The Heritage Foundation hosted a Benghazi panel on Monday that took a turn for the worse when a Muslim law student asked the panel a question about their portrayal of Islam as universally bad. Their answers, detailed in Dana Milbank's Washington Post column, quickly turned introduced a comparison to Nazi Germany. 

As Milbank notes, the panelists' intense, angry response to a question from the "soft-spoken" student — along with the standing ovation it triggered from the crowd — was something of an "unexpected turn" to the panel. However, it is perhaps not so surprising when you know that two of the Foundation's panelists were Brigitte Gabriel of ACT! for America, and Frank Gaffney of the Center for Security Policy. Gabriel is a prominent anti-Sharia activist who is a regular commentator on Fox News. Gaffney is one of the architects of a conservative approach to national security that advocates for the profiling and surveillance of Muslim Americans. 

Here's a video of the relevant segment, lifted from Heritage's livestream of the panel (via Media Matters): 

 

Gaffney himself often takes a soft tone when responding to accusations that his ideas are bigoted or dangerous. In the video, he speaks first after American University law student Saba Ahmed asks the panel to address "how can we fight an ideological war with weapons," and questioned the panel's portrayal of Islam as inherently bad. Gaffney, as he often does, makes a distinction between "moderate" and "bad" Muslims. However, his argument includes the implication that the "moderate" Muslims would become radicalized if they were simply more devout to their own religion. In other words, it's a complicated and subtle response, but it still does the thing that Ahmed's question criticizes: Gaffney's approach to combating terrorism involves the assumption that any follower of Islam is uniquely suspect.  
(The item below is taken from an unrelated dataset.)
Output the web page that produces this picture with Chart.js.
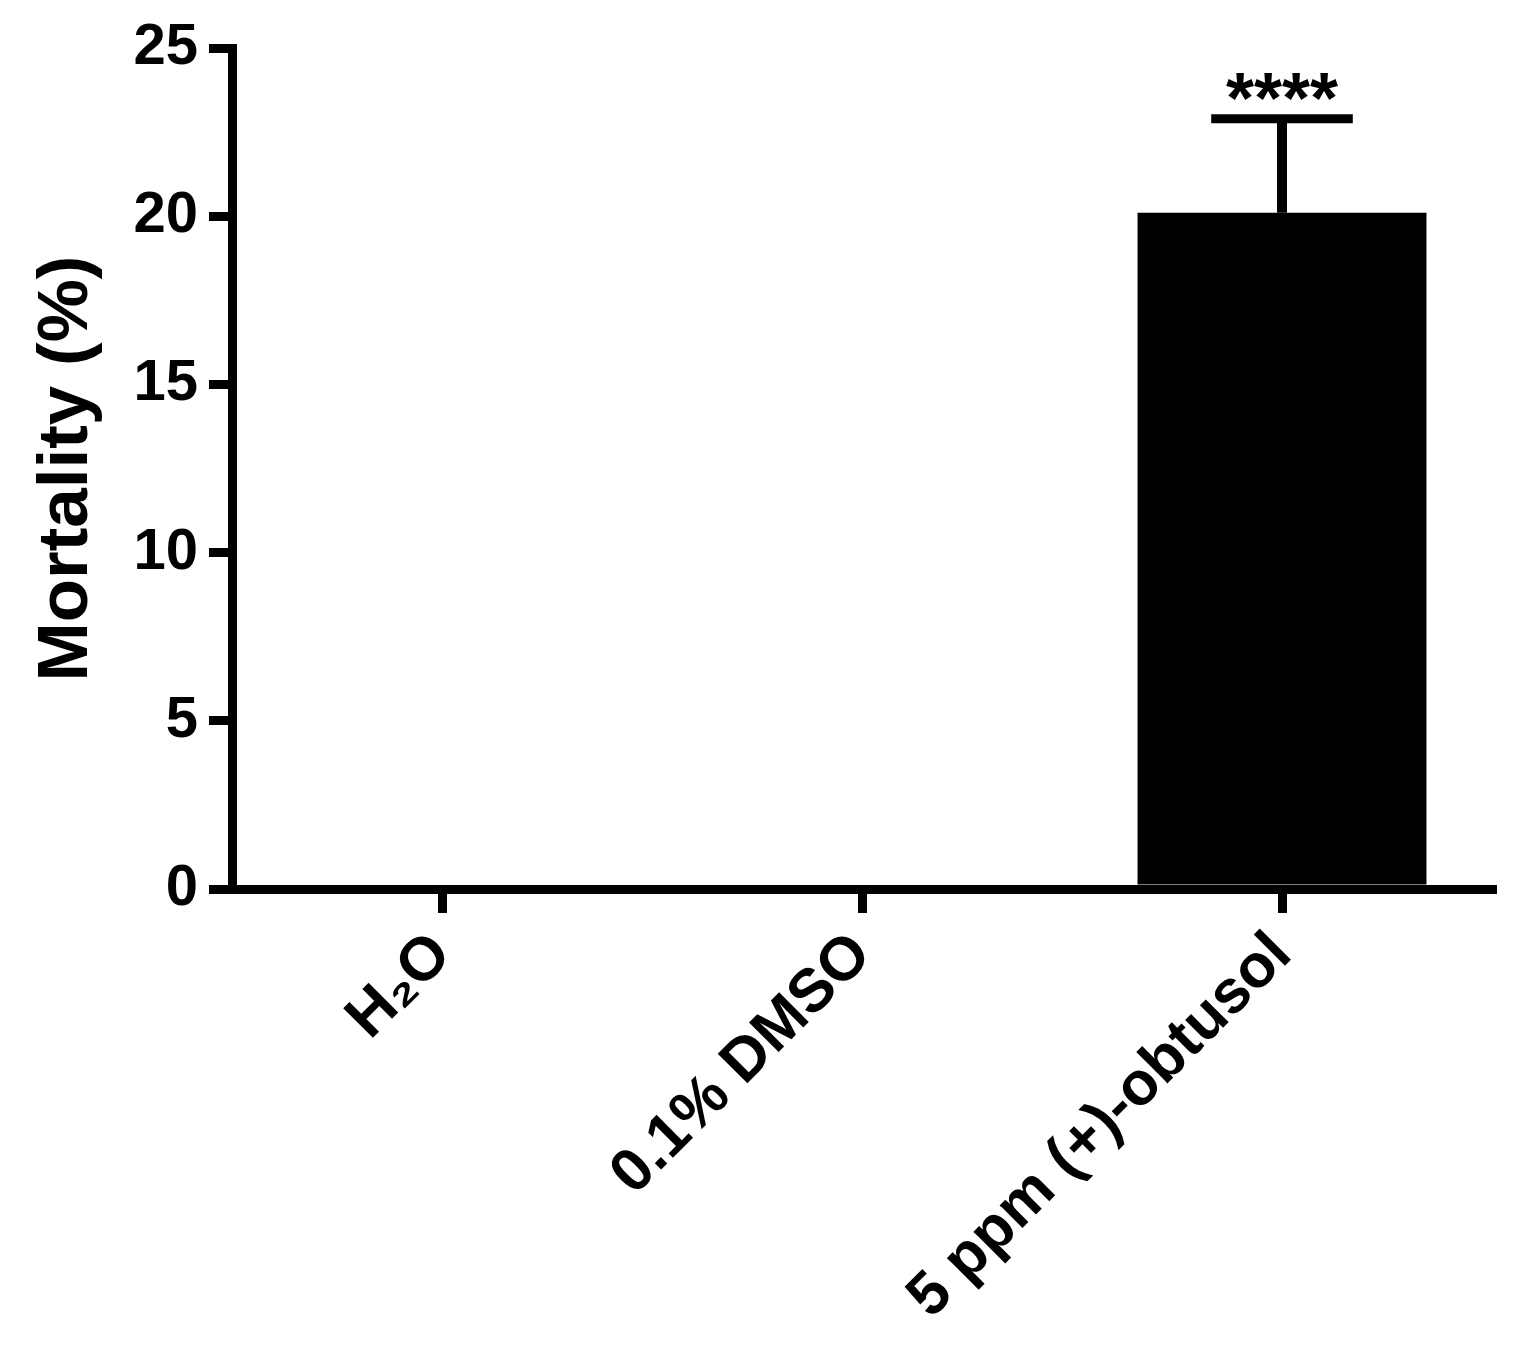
<!DOCTYPE html>
<html>
<head>
<meta charset="utf-8">
<script src="https://cdn.jsdelivr.net/npm/chart.js@4.4.1/dist/chart.umd.min.js"></script>
<style>
  html, body { margin: 0; padding: 0; background: #fff; }
  #wrap { width: 1529px; height: 1350px; }
</style>
</head>
<body>
<div id="wrap"><canvas id="chart" width="1529" height="1350"></canvas></div>
<script>
// data
const categories = ['H\u2082O', '0.1% DMSO', '5 ppm (+)-obtusol'];
const mortality = [0, 0, 20.1];
const sem = [0, 0, 2.8];
const significance = ['', '', '****'];
const yTicks = [0, 5, 10, 15, 20, 25];

const FONT = '"Liberation Sans", Arial, Helvetica, sans-serif';

// error bars + asterisks drawn from the bar elements and y scale
const errorBars = {
    id: 'errorBars',
    afterDatasetsDraw(chart) {
        const ctx = chart.ctx;
        const y = chart.scales.y;
        const meta = chart.getDatasetMeta(0);
        meta.data.forEach((bar, i) => {
            if (!sem[i]) return;
            const yTop = y.getPixelForValue(mortality[i] + sem[i]);
            const yMean = y.getPixelForValue(mortality[i]);
            const half = bar.width * 0.245;
            ctx.save();
            ctx.strokeStyle = '#000';
            ctx.lineWidth = 10;
            ctx.beginPath();
            ctx.moveTo(bar.x, yMean);
            ctx.lineTo(bar.x, yTop);
            ctx.stroke();
            ctx.lineWidth = 9;
            ctx.beginPath();
            ctx.moveTo(bar.x - half, yTop);
            ctx.lineTo(bar.x + half, yTop);
            ctx.stroke();
            if (significance[i]) {
                ctx.fillStyle = '#000';
                ctx.font = 'bold 72px ' + FONT;
                ctx.textAlign = 'center';
                ctx.textBaseline = 'alphabetic';
                ctx.fillText(significance[i], bar.x, yTop + 4);
            }
            ctx.restore();
        });
    }
};

const ctx = document.getElementById('chart').getContext('2d');
new Chart(ctx, {
    type: 'bar',
    data: {
        labels: categories,
        datasets: [{
            label: 'Mortality',
            data: mortality,
            backgroundColor: '#000',
            borderWidth: 0,
            categoryPercentage: 1,
            barPercentage: 0.688
        }]
    },
    options: {
        responsive: false,
        animation: false,
        layout: { padding: { top: 48, right: 37, left: 0, bottom: 0 } },
        plugins: {
            legend: { display: false },
            tooltip: { enabled: false }
        },
        scales: {
            x: {
                afterFit: s => { s.height = 1350 - 889; },
                grid: {
                    drawOnChartArea: false,
                    drawTicks: true,
                    tickLength: 24,
                    lineWidth: 9,
                    color: '#000',
                    offset: false
                },
                border: { display: true, color: '#000', width: 9 },
                ticks: {
                    color: '#000',
                    minRotation: 45,
                    maxRotation: 45,
                    padding: 6,
                    font: { family: FONT, size: 61, weight: 'bold' }
                }
            },
            y: {
                min: 0,
                max: 25,
                afterFit: s => { s.width = 232; },
                afterBuildTicks: s => { s.ticks = yTicks.map(v => ({ value: v })); },
                grid: {
                    drawOnChartArea: false,
                    drawTicks: true,
                    tickLength: 23,
                    lineWidth: 9,
                    color: '#000'
                },
                border: { display: true, color: '#000', width: 9 },
                ticks: {
                    color: '#000',
                    padding: 11,
                    font: { family: FONT, size: 58, weight: 'bold' }
                },
                title: {
                    display: true,
                    text: 'Mortality (%)',
                    color: '#000',
                    padding: { top: 32, bottom: 0 },
                    font: { family: FONT, size: 71, weight: 'bold', lineHeight: 1 }
                }
            }
        }
    },
    plugins: [errorBars]
});
</script>
</body>
</html>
Then, it was Brigitte Gabriel's turn. She claimed that of the 1.2 billion Muslims in the world, 180-to-300 million are "dedicated to the destruction of Western civilization," even though "of course" most Muslims are not radical. But then she added that the "peaceful majority were irrelevant" because, for instance, 19 Muslims were responsible for September 11th. Gabriel went on to compare "peaceful" Muslims to Germans during the Nazi regime, saying that “most Germans were peaceful, yet the Nazis drove the agenda and as a result, 60 million died.” To suggest otherwise, she later added, was "political correctness" that should be "thrown in the garbage." 

 We'll let Milbank give his (somewhat dramatic) account of the exchange: 

“Are you an American?” Gabriel demanded of Ahmed, after accusing her of taking “the limelight” and before informing her that her “political correctness” belongs “in the garbage.”

“Where are the others speaking out?” Ahmed was asked. This drew an extended standing ovation from the nearly 150 people in the room, complete with cheers.

The panel’s moderator, conservative radio host Chris Plante, grinned and joined in the assault. “Can you tell me who the head of the Muslim peace movement is?” he demanded of Ahmed.

“Yeah,” audience members taunted, “yeah.”

Ahmed answered quietly, as before. “I guess it’s me right now,” she said.

The panel was part of a series of discussions on Benghazi, co-run by the Heritage Foundation and the Benghazi Accountability Coalition, run by Andrew McCarthy. McCarthy, who now writes for the National Review, has collaborated in the past with Gaffney on anti-Sharia policy documents.